My impression of staff at the Torrington Road dole office in Coventry is that their main priority was to get you off the books, to put an end to your claiming jobseeker's allowance - as it was quaintly titled - either by square-pegging you into the round hole of some job that had only become available because they couldn't even get a robot to do it, or by pissing you off so much that you withdrew your claim, preferring instead to seek an income in crack dealing, car theft, or burglary, none of which would be the problem of the Department of Work and Pensions. The elephant in the room, the truism which dare not speak its name was that simply there really were very few decent jobs out there, the rare exception being if you were the lucky one who got picked from the three or four hundred people who had turned up for an interview. The UK economy was such that employers required obedient carbon blobs to perform those menial tasks which couldn't be automated or shipped out to a country with even less value placed on human dignity in respect to employment laws, but they didn't want to have pay for such work. The argument as to why this should be is possibly larger and more complicated than I am prepared or even able to set forth here, but the salient points are that even complete dummies deserve to be paid a decent wage for what work they undertake, and that those who bleat about the rights of millionaires and ask will no-one think of the multinational conglomerates? should probably feel free to delete themselves from the great tapestry of human existence right now.

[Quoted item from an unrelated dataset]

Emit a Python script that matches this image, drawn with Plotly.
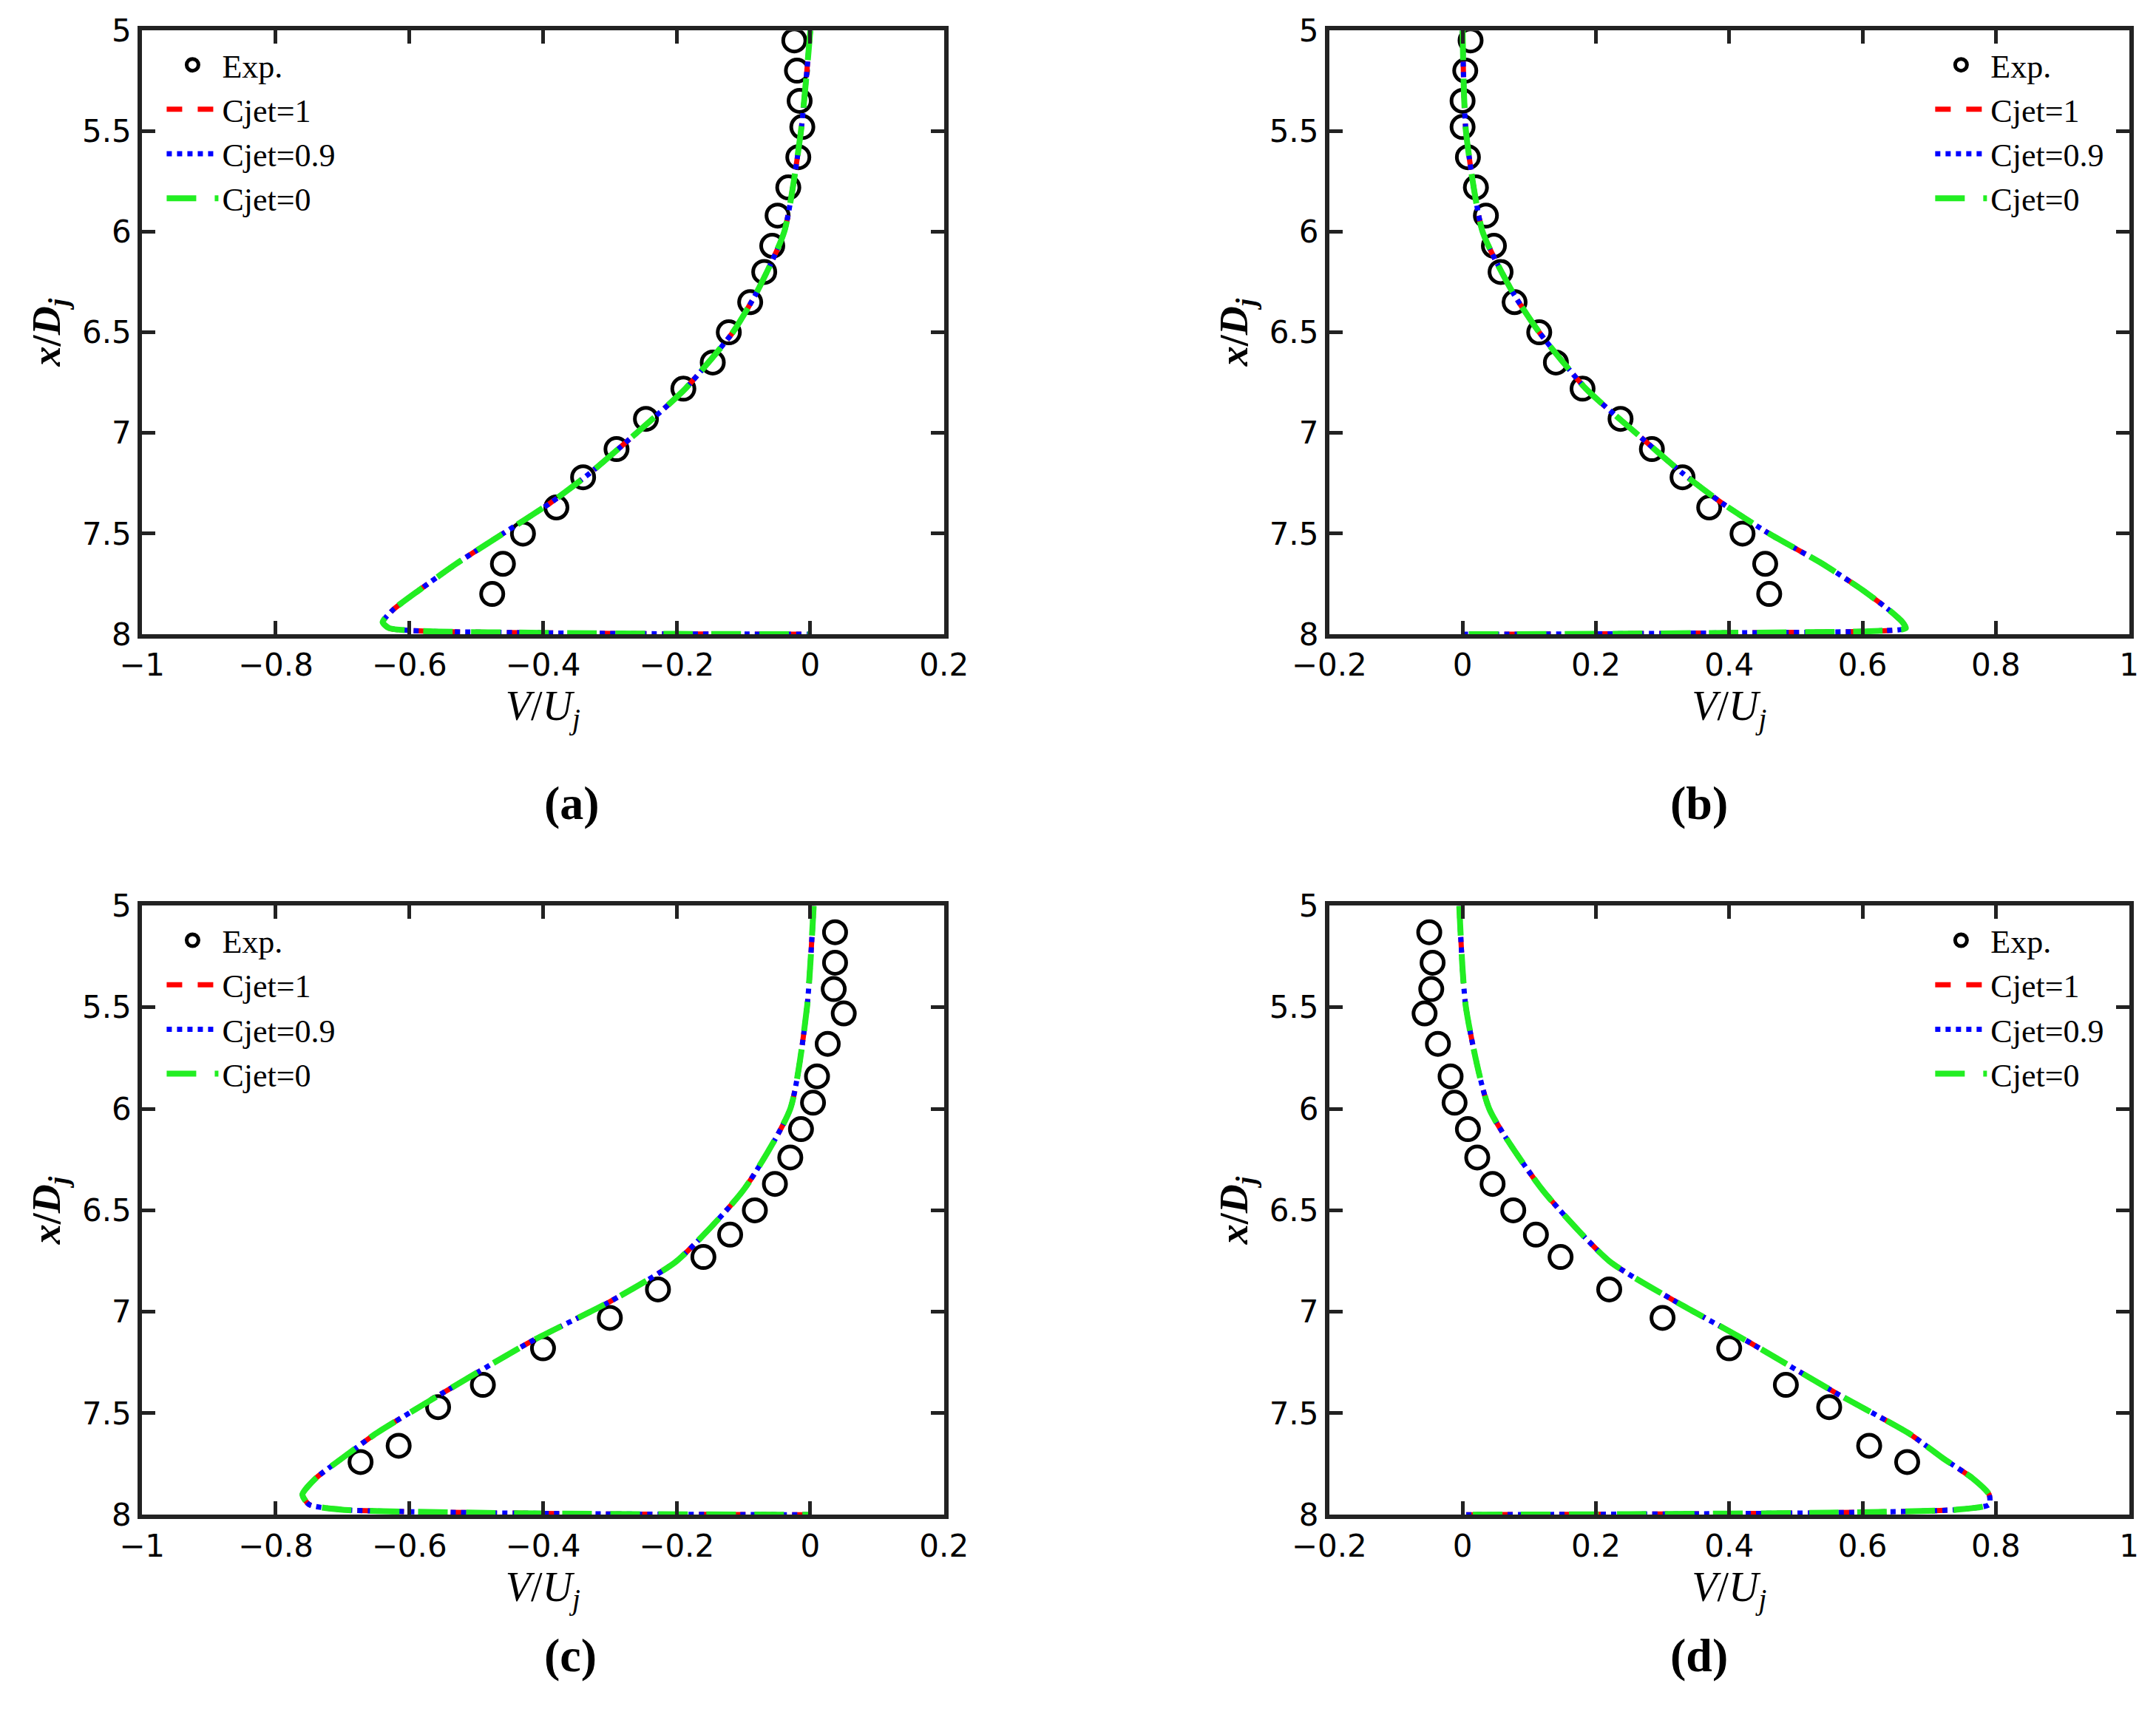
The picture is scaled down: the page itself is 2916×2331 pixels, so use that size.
import plotly.graph_objects as go

# experimental points (x/Dj, V/Uj)
exp_x_ab = [5.05, 5.2, 5.35, 5.48, 5.63, 5.78, 5.92, 6.07, 6.2, 6.35, 6.5, 6.65, 6.78, 6.93, 7.08, 7.22, 7.37, 7.5, 7.65, 7.8]
exp_v_a = [-0.024, -0.02, -0.016, -0.012, -0.018, -0.033, -0.049, -0.057, -0.069, -0.09, -0.122, -0.146, -0.19, -0.246, -0.29, -0.34, -0.38, -0.43, -0.46, -0.476]
exp_v_b = [0.012, 0.004, 0.0, 0.0, 0.008, 0.02, 0.035, 0.047, 0.057, 0.078, 0.115, 0.14, 0.18, 0.237, 0.284, 0.33, 0.37, 0.42, 0.454, 0.46]

exp_x_cd = [5.13, 5.28, 5.41, 5.53, 5.68, 5.84, 5.97, 6.1, 6.24, 6.37, 6.5, 6.62, 6.73, 6.89, 7.03, 7.18, 7.36, 7.47, 7.66, 7.74]
exp_v_c = [0.037, 0.037, 0.035, 0.05, 0.026, 0.01, 0.004, -0.014, -0.03, -0.053, -0.083, -0.12, -0.16, -0.228, -0.3, -0.4, -0.49, -0.557, -0.616, -0.673]
exp_v_d = [-0.05, -0.045, -0.047, -0.057, -0.037, -0.018, -0.012, 0.008, 0.022, 0.045, 0.076, 0.11, 0.147, 0.22, 0.3, 0.4, 0.485, 0.55, 0.61, 0.667]

# simulation profiles
sim_x_ab = [5.0, 5.5, 6.0, 6.3, 6.5, 6.78, 7.0, 7.2, 7.35, 7.5, 7.65, 7.78, 7.88, 7.94, 7.97, 7.985, 7.993, 7.998, 8.0]
sim_v_a = [0.0, -0.014, -0.039, -0.08, -0.116, -0.187, -0.26, -0.33, -0.39, -0.46, -0.53, -0.585, -0.625, -0.64, -0.63, -0.57, -0.4, -0.2, 0.0]
sim_v_b = [0.0, 0.005, 0.03, 0.075, 0.115, 0.185, 0.26, 0.33, 0.39, 0.46, 0.54, 0.6, 0.64, 0.66, 0.665, 0.61, 0.4, 0.2, 0.0]

sim_x_cd = [5.0, 5.5, 6.0, 6.4, 6.75, 6.95, 7.15, 7.4, 7.6, 7.72, 7.82, 7.9, 7.95, 7.975, 7.99, 7.997, 8.0]
sim_v_c = [0.005, -0.005, -0.03, -0.1, -0.2, -0.3, -0.42, -0.55, -0.65, -0.7, -0.74, -0.76, -0.75, -0.7, -0.5, -0.25, 0.0]
sim_v_d = [-0.005, 0.005, 0.04, 0.12, 0.22, 0.32, 0.43, 0.56, 0.67, 0.72, 0.765, 0.79, 0.79, 0.74, 0.55, 0.25, 0.0]

panel_labels = ["(a)", "(b)", "(c)", "(d)"]

FONT = "Liberation Serif"
W, H = 2916, 2331

panels = [
    (exp_x_ab, exp_v_a, sim_x_ab, sim_v_a, [-1, 0.2], [-1, -0.8, -0.6, -0.4, -0.2, 0, 0.2], "left"),
    (exp_x_ab, exp_v_b, sim_x_ab, sim_v_b, [-0.2, 1], [-0.2, 0, 0.2, 0.4, 0.6, 0.8, 1], "right"),
    (exp_x_cd, exp_v_c, sim_x_cd, sim_v_c, [-1, 0.2], [-1, -0.8, -0.6, -0.4, -0.2, 0, 0.2], "left"),
    (exp_x_cd, exp_v_d, sim_x_cd, sim_v_d, [-0.2, 1], [-0.2, 0, 0.2, 0.4, 0.6, 0.8, 1], "right"),
]

xdoms = [[0.047, 0.430], [0.614, 0.996]]
ydoms = [[0.638, 0.996], [0.116, 0.477]]

fig = go.Figure()
layout = dict(width=W, height=H, margin=dict(l=0, r=0, t=0, b=0),
              plot_bgcolor="white", paper_bgcolor="white",
              font=dict(family=FONT, size=44, color="black"))
annotations = []

for i, (ex, ev, sx, sv, xr, xt, lpos) in enumerate(panels):
    n = "" if i == 0 else str(i + 1)
    xa, ya = "x" + n, "y" + n
    leg = "legend" + n
    xd = xdoms[i % 2]
    yd = ydoms[i // 2]
    fig.add_trace(go.Scatter(x=ev, y=ex, mode="markers", name="Exp.", xaxis=xa, yaxis=ya, legend=leg,
                             marker=dict(symbol="circle-open", size=30, color="black", line=dict(width=5))))
    fig.add_trace(go.Scatter(x=sv, y=sx, mode="lines", name="Cjet=1", xaxis=xa, yaxis=ya, legend=leg,
                             line=dict(color="red", width=7, dash="dash", shape="spline", smoothing=0.6)))
    fig.add_trace(go.Scatter(x=sv, y=sx, mode="lines", name="Cjet=0.9", xaxis=xa, yaxis=ya, legend=leg,
                             line=dict(color="blue", width=7, dash="dot", shape="spline", smoothing=0.6)))
    fig.add_trace(go.Scatter(x=sv, y=sx, mode="lines", name="Cjet=0", xaxis=xa, yaxis=ya, legend=leg,
                             line=dict(color="#22ee22", width=8, dash="40px,25px", shape="spline", smoothing=0.6)))
    axstyle = dict(showline=True, linewidth=6, linecolor="#222222", mirror="allticks",
                   ticks="inside", ticklen=18, tickwidth=5, tickcolor="#222222",
                   showgrid=False, zeroline=False, tickfont=dict(size=42, family="DejaVu Sans"))
    layout["xaxis" + n] = dict(domain=xd, anchor=ya, range=xr, tickvals=xt,
                               title=dict(text="<i>V</i>/<i>U<sub>j</sub></i>", font=dict(size=56), standoff=4),
                               **axstyle)
    layout["yaxis" + n] = dict(domain=yd, anchor=xa, range=[8, 5], tickvals=[5, 5.5, 6, 6.5, 7, 7.5, 8],
                               title=dict(text="<b><i>x</i>/<i>D<sub>j</sub></i></b>", font=dict(size=54), standoff=14),
                               **axstyle)
    if lpos == "left":
        lx, xanchor = xd[0] + 0.01, "left"
    else:
        lx, xanchor = xd[1] - 0.01, "right"
    layout[leg] = dict(x=lx, y=yd[1] - 0.005, xanchor=xanchor, yanchor="top", bgcolor="rgba(0,0,0,0)",
                       font=dict(size=44, family=FONT), itemwidth=70, itemsizing="trace", tracegroupgap=0)
    annotations.append(dict(text="<b>" + panel_labels[i] + "</b>", xref="paper", yref="paper",
                            x=(xd[0] + xd[1]) / 2, y=yd[0] - 0.1, showarrow=False,
                            font=dict(size=64, family=FONT)))

layout["annotations"] = annotations
fig.update_layout(**layout)
fig.write_html("out.html")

I worked for twenty-one years as a postman, and all that time I paid roughly a third of my wages in tax. Of all the reasons I may have resented paying that tax, the piddling percentage going to those understandably reluctant to engage with the sort of shitty underpaid work I would not do myself never occupied my thoughts for a single second; which is because I'm a grown, reasoning adult with a sense of decency informed by sources other than what I've read in a newspaper.

It's not that difficult to understand.